IN THE SPOTLIGHT: Frank UekötterIN THE SPOTLIGHT: Frank Uekötter

Frank Uekotter is professor of Environmental Humanities at the Department of History of the University of Birmingham.  His research focuses on environmental issues, both past and present, in a global context.


What were your first thoughts when you saw the call for applications for the fellowship?

As a humanities scholar working on the rise and resilience of environmentalism, apocalyptic thinking has always been on my intellectual radar. I even edited a volume titled “Exploring Apocalyptica: Coming to Terms with Environmental Alarmism”, where I argued that we may be beyond peak apocalypse nowadays. In other words, we may be beyond the point to which apocalyptic tropes are actually helpful, but we continue to return to them for lack of something better. I also knew the Käte Hamburger program rather well because, a dozen years ago, I was one of the founding fathers of another Kolleg, the Rachel Carson Center in Munich. All that prompted me to apply in the classic manner of the fellowship business: give it a try, and if it doesn’t work out, it’s not the end of the world.

What does the apocalypse mean for you?

I see the apocalypse as a figment of the imagination. There are many apocalyptic tropes, but they all have a tendency to stifle debates. Apocalyptic scenarios have a remarkable ability to shock-frost debates that should be held in an open manner, with clarity about arguments, knowledge, and underlying interests. It would be great if we could overcome apocalyptic thinking, but that seems unlikely: the apocalypse has deep roots in the intellectual household of the Western mind. But maybe we can work towards a more sophisticated and critical understanding.

What is your fellowship trying to achieve?

My fellowship deals with the global history of food, where the toll of apocalyptic thinking is particularly glaring. Malthusian scenarios are a classic carte blanche for the modern food industry. Who would want to ask critical questions about agrobusiness if it is the only thing that stands between us and mass starvation? Of course, the rational response would be to ask critical questions about a crucial industry, but that is not the stance that the apocalypse commands.

How does the fellowship project build on or connect to your previous career?

I have long been critical of apocalyptic rhetorics: they are far less useful for dealing with environmental challenges than conventional wisdom suggests. My current thinking goes in the direction of a comparative risk assessment of apocalyptic tropes: can we define criteria why some of them are more dangerous/consequential/sedative than others? In two weeks, a working group will hear my ideas about an Ultimate Apocalypse Assessment Machine (UAAM) that performs such a risk assessment in a semiautomatic way. And who knows – maybe the UAAM will turn into an online tool? If the apocalypse is as detrimental to open communication as I think, the conversation should not remain a purely intellectual one.

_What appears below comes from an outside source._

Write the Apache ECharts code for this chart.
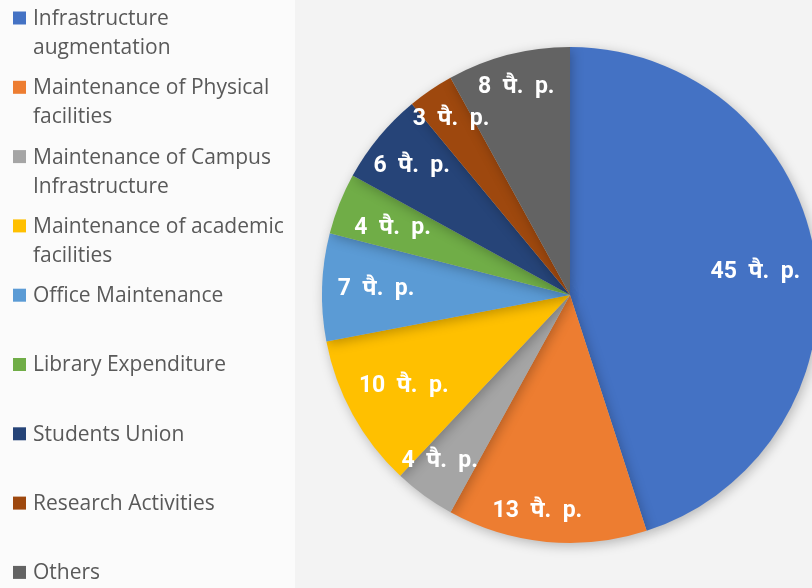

What do you hope to take with you from the project and its results?

I am in the first year of a large ERC-funded research project on the global history of monoculture, and my fellowship is part of an effort to reflect on the conceptual essentials of the project and the work program. A research group will convene in Birmingham in September, and I want to have open-minded conversations by way of preparation. A center like CAPAS, with its focus on communication and collaboration, looks like the perfect place to think things through.

What are the aspects you are looking forward to with respect to input from other disciplines, other perspectives, and the exchange with the fellows and people at CAPAS? 

It is always rewarding to engage with other disciplines and the way they see the world. People from other academic backgrounds are also particularly fierce in their criticism, which I find helpful at the current stage of my monoculture project – though the UAAM idea may not survive their feedback. Interdisciplinary communication has its own peculiar way to instill a sense of intellectual humility.

To get some practical advice: What would be the three things you would definitely need in a post-apocalyptic world? 

Truthfulness, transparency, accountability – because these are some of the essentials for open communication on the challenges of our time. Apocalyptic tropes do not survive long in the glaring light of a critical enlightened public.

What are some of your favourite pop culture references to the/an (post)apocalypse — whether its films, books, a YouTube channel, or music — what can you recommend?

It’s not a favorite in the classic sense of the word, but the Ride of the Valkyries scene in “Apocalypse Now” does a nice job bringing out the absurdity – or shall I say obscenity? – of the concept. It should have been enough to render it obsolete, but the apocalypse has survived greater guns. In fact, it can be disproven without being discredited. Like it or not, we may need to live with apocalyptic tropes for the foreseeable future. But that makes it even more important to get a grip on them, intellectually speaking.